The silver and the gold no doubt became material [p. 23] for the tabernacle. When every conception of moral excellence is seen to be substantiated in Christ, and becomes bound up with Him in the faith and affections of the people of God, they are enriched in Him, and furnished with material for the tabernacle. The world has no title to anything that has true moral value. It belongs by the gift of divine grace to the people of God as made good in Christ.

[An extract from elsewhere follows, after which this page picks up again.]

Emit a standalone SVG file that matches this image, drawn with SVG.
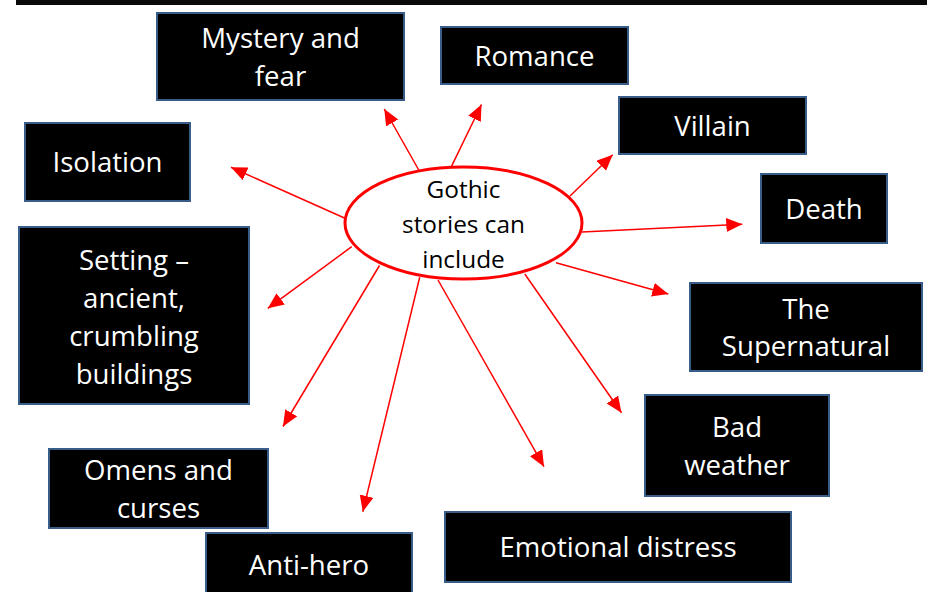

A delivered and enriched people could minister to the pleasure of God, and make Him a sanctuary that He might dwell among them. It was a wonderful time when they made the tabernacle. They served Jehovah, as He had said, “in this mountain”. A liberated and enriched people — made willing-hearted under the influence of the grace in which Jehovah had brought them to Himself, and wise-hearted as having, in type, His Spirit — prepared Him a habitation. The thought of sonship underlies it all, for Jehovah said, “Israel is my son, my firstborn. And I say to thee, Let my son go, that he may serve me” (Exodus 4: 22, 23). Sonship supposes mutuality of delight — God delighting in His people, and His people delighting in Him. Caleb said, “If Jehovah delight in us, he will bring us into this land and give it us”. I think he had, typically, the spirit of sonship.